WHAT YOU NEED TO DO: Reproduce the listing exactly and skip over any pictures.

## Start SUPPLIED MATERIAL

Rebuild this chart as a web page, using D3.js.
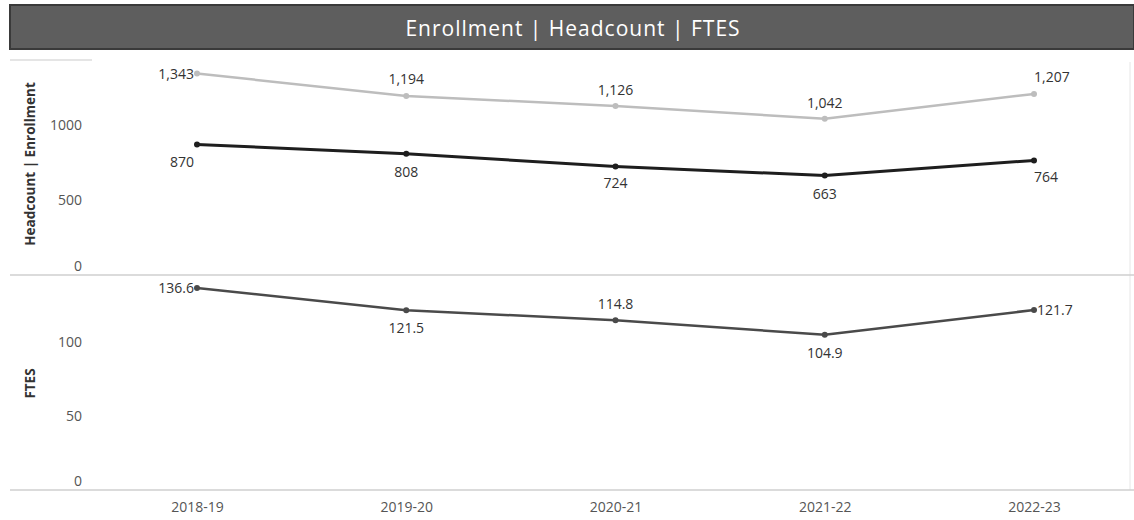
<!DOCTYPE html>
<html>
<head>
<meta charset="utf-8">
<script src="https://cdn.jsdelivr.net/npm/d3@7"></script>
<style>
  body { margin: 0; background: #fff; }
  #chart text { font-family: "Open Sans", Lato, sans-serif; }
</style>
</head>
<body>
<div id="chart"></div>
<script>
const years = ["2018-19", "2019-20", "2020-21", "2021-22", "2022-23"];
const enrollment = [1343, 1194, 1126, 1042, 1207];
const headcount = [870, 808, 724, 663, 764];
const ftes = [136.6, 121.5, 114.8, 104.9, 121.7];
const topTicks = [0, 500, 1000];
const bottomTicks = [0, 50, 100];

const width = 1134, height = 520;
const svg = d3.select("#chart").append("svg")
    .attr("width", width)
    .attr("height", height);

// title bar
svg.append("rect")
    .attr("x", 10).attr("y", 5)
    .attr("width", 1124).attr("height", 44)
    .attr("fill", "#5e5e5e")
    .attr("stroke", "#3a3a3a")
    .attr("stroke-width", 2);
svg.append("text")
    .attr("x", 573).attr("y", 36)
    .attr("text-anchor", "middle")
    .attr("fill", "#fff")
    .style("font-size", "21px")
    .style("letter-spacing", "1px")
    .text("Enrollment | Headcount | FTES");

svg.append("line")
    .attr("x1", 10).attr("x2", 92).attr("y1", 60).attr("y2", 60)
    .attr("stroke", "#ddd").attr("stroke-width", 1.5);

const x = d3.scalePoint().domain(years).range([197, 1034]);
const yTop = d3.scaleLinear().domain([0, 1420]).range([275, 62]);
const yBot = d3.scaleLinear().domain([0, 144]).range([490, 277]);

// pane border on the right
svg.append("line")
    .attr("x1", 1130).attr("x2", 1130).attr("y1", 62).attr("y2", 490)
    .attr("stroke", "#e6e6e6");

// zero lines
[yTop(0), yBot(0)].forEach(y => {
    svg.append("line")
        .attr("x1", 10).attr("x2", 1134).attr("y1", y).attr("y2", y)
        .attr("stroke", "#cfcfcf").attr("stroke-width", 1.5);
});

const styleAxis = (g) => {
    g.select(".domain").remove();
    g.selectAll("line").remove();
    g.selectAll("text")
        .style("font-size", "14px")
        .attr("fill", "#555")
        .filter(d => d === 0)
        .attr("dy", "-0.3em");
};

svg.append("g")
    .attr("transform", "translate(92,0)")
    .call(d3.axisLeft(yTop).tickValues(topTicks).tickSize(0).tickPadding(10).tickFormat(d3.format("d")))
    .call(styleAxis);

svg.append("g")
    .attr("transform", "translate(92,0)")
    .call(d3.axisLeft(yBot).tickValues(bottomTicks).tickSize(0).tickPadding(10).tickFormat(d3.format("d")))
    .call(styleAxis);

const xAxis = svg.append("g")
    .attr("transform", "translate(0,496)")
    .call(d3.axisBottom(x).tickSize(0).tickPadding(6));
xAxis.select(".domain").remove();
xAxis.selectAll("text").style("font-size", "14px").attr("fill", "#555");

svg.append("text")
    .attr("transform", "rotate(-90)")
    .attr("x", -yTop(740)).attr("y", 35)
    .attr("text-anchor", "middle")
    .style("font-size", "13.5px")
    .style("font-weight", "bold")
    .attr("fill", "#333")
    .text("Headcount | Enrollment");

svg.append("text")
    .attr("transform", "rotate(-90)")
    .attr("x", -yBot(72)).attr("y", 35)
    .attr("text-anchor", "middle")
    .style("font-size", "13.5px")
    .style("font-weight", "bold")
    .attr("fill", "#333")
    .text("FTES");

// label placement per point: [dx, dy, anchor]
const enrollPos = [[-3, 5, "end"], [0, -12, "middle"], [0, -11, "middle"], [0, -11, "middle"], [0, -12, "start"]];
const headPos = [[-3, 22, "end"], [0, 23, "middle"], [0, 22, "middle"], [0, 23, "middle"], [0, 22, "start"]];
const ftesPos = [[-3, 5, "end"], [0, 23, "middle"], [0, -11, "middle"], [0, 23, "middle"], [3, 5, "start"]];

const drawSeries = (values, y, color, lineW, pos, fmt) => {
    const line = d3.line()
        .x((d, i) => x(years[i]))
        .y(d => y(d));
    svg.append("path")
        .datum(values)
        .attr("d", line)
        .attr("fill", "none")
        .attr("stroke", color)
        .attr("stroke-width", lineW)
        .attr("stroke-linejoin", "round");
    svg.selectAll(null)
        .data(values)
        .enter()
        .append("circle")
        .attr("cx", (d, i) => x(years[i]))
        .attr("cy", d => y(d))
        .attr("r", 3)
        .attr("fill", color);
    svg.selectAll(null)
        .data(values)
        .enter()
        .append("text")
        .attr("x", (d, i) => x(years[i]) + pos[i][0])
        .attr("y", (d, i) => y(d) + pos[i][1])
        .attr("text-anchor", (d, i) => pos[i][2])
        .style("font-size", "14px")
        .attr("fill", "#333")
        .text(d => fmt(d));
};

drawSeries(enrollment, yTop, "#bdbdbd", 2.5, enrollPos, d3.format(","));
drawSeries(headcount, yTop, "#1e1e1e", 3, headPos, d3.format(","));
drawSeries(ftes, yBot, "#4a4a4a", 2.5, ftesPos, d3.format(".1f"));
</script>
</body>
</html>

## End SUPPLIED MATERIAL

COMPLETE ANSWER:
Rebuild this chart as a web page, using D3.js.
<!DOCTYPE html>
<html>
<head>
<meta charset="utf-8">
<script src="https://cdn.jsdelivr.net/npm/d3@7"></script>
<style>
  body { margin: 0; background: #fff; }
  #chart text { font-family: "Open Sans", Lato, sans-serif; }
</style>
</head>
<body>
<div id="chart"></div>
<script>
const years = ["2018-19", "2019-20", "2020-21", "2021-22", "2022-23"];
const enrollment = [1343, 1194, 1126, 1042, 1207];
const headcount = [870, 808, 724, 663, 764];
const ftes = [136.6, 121.5, 114.8, 104.9, 121.7];
const topTicks = [0, 500, 1000];
const bottomTicks = [0, 50, 100];

const width = 1134, height = 520;
const svg = d3.select("#chart").append("svg")
    .attr("width", width)
    .attr("height", height);

// title bar
svg.append("rect")
    .attr("x", 10).attr("y", 5)
    .attr("width", 1124).attr("height", 44)
    .attr("fill", "#5e5e5e")
    .attr("stroke", "#3a3a3a")
    .attr("stroke-width", 2);
svg.append("text")
    .attr("x", 573).attr("y", 36)
    .attr("text-anchor", "middle")
    .attr("fill", "#fff")
    .style("font-size", "21px")
    .style("letter-spacing", "1px")
    .text("Enrollment | Headcount | FTES");

svg.append("line")
    .attr("x1", 10).attr("x2", 92).attr("y1", 60).attr("y2", 60)
    .attr("stroke", "#ddd").attr("stroke-width", 1.5);

const x = d3.scalePoint().domain(years).range([197, 1034]);
const yTop = d3.scaleLinear().domain([0, 1420]).range([275, 62]);
const yBot = d3.scaleLinear().domain([0, 144]).range([490, 277]);

// pane border on the right
svg.append("line")
    .attr("x1", 1130).attr("x2", 1130).attr("y1", 62).attr("y2", 490)
    .attr("stroke", "#e6e6e6");

// zero lines
[yTop(0), yBot(0)].forEach(y => {
    svg.append("line")
        .attr("x1", 10).attr("x2", 1134).attr("y1", y).attr("y2", y)
        .attr("stroke", "#cfcfcf").attr("stroke-width", 1.5);
});

const styleAxis = (g) => {
    g.select(".domain").remove();
    g.selectAll("line").remove();
    g.selectAll("text")
        .style("font-size", "14px")
        .attr("fill", "#555")
        .filter(d => d === 0)
        .attr("dy", "-0.3em");
};

svg.append("g")
    .attr("transform", "translate(92,0)")
    .call(d3.axisLeft(yTop).tickValues(topTicks).tickSize(0).tickPadding(10).tickFormat(d3.format("d")))
    .call(styleAxis);

svg.append("g")
    .attr("transform", "translate(92,0)")
    .call(d3.axisLeft(yBot).tickValues(bottomTicks).tickSize(0).tickPadding(10).tickFormat(d3.format("d")))
    .call(styleAxis);

const xAxis = svg.append("g")
    .attr("transform", "translate(0,496)")
    .call(d3.axisBottom(x).tickSize(0).tickPadding(6));
xAxis.select(".domain").remove();
xAxis.selectAll("text").style("font-size", "14px").attr("fill", "#555");

svg.append("text")
    .attr("transform", "rotate(-90)")
    .attr("x", -yTop(740)).attr("y", 35)
    .attr("text-anchor", "middle")
    .style("font-size", "13.5px")
    .style("font-weight", "bold")
    .attr("fill", "#333")
    .text("Headcount | Enrollment");

svg.append("text")
    .attr("transform", "rotate(-90)")
    .attr("x", -yBot(72)).attr("y", 35)
    .attr("text-anchor", "middle")
    .style("font-size", "13.5px")
    .style("font-weight", "bold")
    .attr("fill", "#333")
    .text("FTES");

// label placement per point: [dx, dy, anchor]
const enrollPos = [[-3, 5, "end"], [0, -12, "middle"], [0, -11, "middle"], [0, -11, "middle"], [0, -12, "start"]];
const headPos = [[-3, 22, "end"], [0, 23, "middle"], [0, 22, "middle"], [0, 23, "middle"], [0, 22, "start"]];
const ftesPos = [[-3, 5, "end"], [0, 23, "middle"], [0, -11, "middle"], [0, 23, "middle"], [3, 5, "start"]];

const drawSeries = (values, y, color, lineW, pos, fmt) => {
    const line = d3.line()
        .x((d, i) => x(years[i]))
        .y(d => y(d));
    svg.append("path")
        .datum(values)
        .attr("d", line)
        .attr("fill", "none")
        .attr("stroke", color)
        .attr("stroke-width", lineW)
        .attr("stroke-linejoin", "round");
    svg.selectAll(null)
        .data(values)
        .enter()
        .append("circle")
        .attr("cx", (d, i) => x(years[i]))
        .attr("cy", d => y(d))
        .attr("r", 3)
        .attr("fill", color);
    svg.selectAll(null)
        .data(values)
        .enter()
        .append("text")
        .attr("x", (d, i) => x(years[i]) + pos[i][0])
        .attr("y", (d, i) => y(d) + pos[i][1])
        .attr("text-anchor", (d, i) => pos[i][2])
        .style("font-size", "14px")
        .attr("fill", "#333")
        .text(d => fmt(d));
};

drawSeries(enrollment, yTop, "#bdbdbd", 2.5, enrollPos, d3.format(","));
drawSeries(headcount, yTop, "#1e1e1e", 3, headPos, d3.format(","));
drawSeries(ftes, yBot, "#4a4a4a", 2.5, ftesPos, d3.format(".1f"));
</script>
</body>
</html>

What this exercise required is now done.